A patient of Dr. Kenyon has written:
The news of the passing, in mid June, of Dr. Kenyon brought first a sense of profound thankfulness that his great weariness and pain were at an end – then came the sense of desolation that a most ‘beloved physician’ had been withdrawn from earthly contact with the many whom he so faithfully served.
The present writer did not see Dr. Kenyon often – living a distance from London – but she, her household and her friends will always have the abiding influence of visits to his consulting room. One left him feeling restored, healed and with the certain knowledge that he had not only dealt with the ills of the body, but with the wounded spirit and the bewildered mind.
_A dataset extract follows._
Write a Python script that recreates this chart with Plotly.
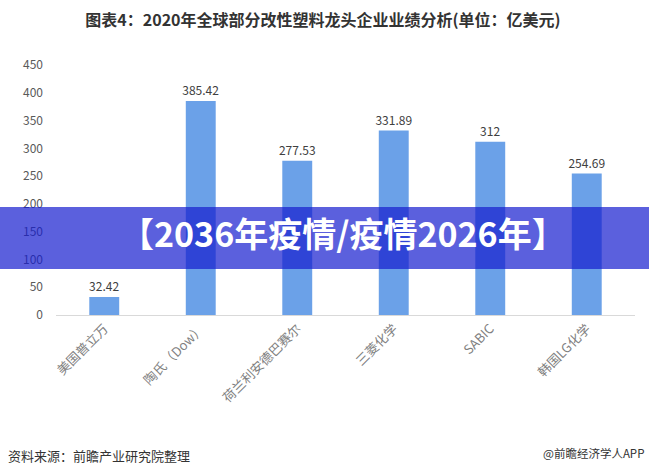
import plotly.graph_objects as go

categories = ["美国普立万", "陶氏（Dow）", "荷兰利安德巴赛尔", "三菱化学", "SABIC", "韩国LG化学"]
values = [32.42, 385.42, 277.53, 331.89, 312, 254.69]
value_labels = ["32.42", "385.42", "277.53", "331.89", "312", "254.69"]
y_ticks = [0, 50, 100, 150, 200, 250, 300, 350, 400, 450]

W, H = 649, 476
L, R, T, B = 56, 14, 65, 161
PW, PH = W - L - R, H - T - B

def px_x(px):
    return (px - L) / PW

def px_y(py):
    return (H - B - py) / PH

CJK = "Noto Sans CJK SC, Microsoft YaHei, sans-serif"

fig = go.Figure()
fig.add_trace(go.Bar(
    x=categories, y=values,
    marker=dict(color="#6ba1e8", line=dict(width=0)),
    width=0.31,
    text=value_labels, textposition="outside", constraintext="none",
    textfont=dict(family=CJK, size=12, color="#404040"),
    cliponaxis=False,
))

fig.update_layout(
    width=W, height=H,
    margin=dict(l=L, r=R, t=T, b=B),
    paper_bgcolor="white", plot_bgcolor="white",
    showlegend=False,
    title=dict(
        text="图表4：2020年全球部分改性塑料龙头企业业绩分析(单位：亿美元)",
        x=px_x(323), xanchor="center", xref="paper",
        y=1 - 20.5 / H, yanchor="middle", yref="container",
        font=dict(family=CJK, size=16, color="#333333", weight="bold"),
    ),
    xaxis=dict(
        showgrid=False, showline=True, linecolor="#d9d9d9", linewidth=1,
        tickangle=-45, ticks="",
        tickfont=dict(family=CJK, size=13, color="#7f7f7f"),
        zeroline=False,
    ),
    yaxis=dict(
        range=[0, 450], tickvals=y_ticks, showgrid=False, showline=False,
        zeroline=False, ticks="", ticklabelstandoff=12,
        tickfont=dict(family=CJK, size=12, color="#595959"),
    ),
    bargap=0.69,
)

# banner overlay
fig.add_shape(type="rect", xref="paper", yref="paper",
              x0=px_x(-2), x1=px_x(W + 2), y0=px_y(269), y1=px_y(207),
              fillcolor="rgba(21,29,206,0.7)", line=dict(width=0), layer="above")
fig.add_annotation(text="【2036年疫情/疫情2026年】", xref="paper", yref="paper",
                   x=px_x(343), y=px_y(259), showarrow=False,
                   font=dict(family=CJK, size=34, color="white", weight="bold"))

# footer
fig.add_annotation(text="资料来源：前瞻产业研究院整理", xref="paper", yref="paper",
                   x=px_x(6), y=px_y(455), xanchor="left", yanchor="middle", showarrow=False,
                   font=dict(family=CJK, size=13, color="#333333"))
fig.add_annotation(text="@前瞻经济学人APP", xref="paper", yref="paper",
                   x=px_x(646), y=px_y(453), xanchor="right", yanchor="middle", showarrow=False,
                   font=dict(family=CJK, size=11.5, color="#333333"))

fig.write_html("out.html", config={"displayModeBar": False},
               post_script="document.body.style.margin='0';document.body.style.overflow='hidden';")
His understanding of the problems created by the pace of contemporary life never failed, nor did his humour and compassion.
His approach to his great work of healing was sacrametal, and his patients knew that because he was a practicing Christian, he was a great doctor in a World where men, women and children of all sorts and conditions are increasingly beset by fear. Latterly, he made frequent reference to this sense of fear and to the dark horizons for so many. May one grateful patient speak for others these words:
“… Through such souls alone,
God shows sufficient of his Light,
For us i’ the dark to rise by,
And I rise.”
Kenyon wrote the foreword to the second edition of Margaret Lucy Tyler‘s book Homoeopathic Drug Pictures.
James Douglas Kenyon wrote An Introduction to the Principles and Practice of Homeopathy and Observations on possible uses for potentised kava with Charles Edwin Wheeler.
James Douglas Kenyon moved to 9 Seapoint Road, Broadstairs, Kent. He died in a nursing home in Broadstairs on 12 June, 1958.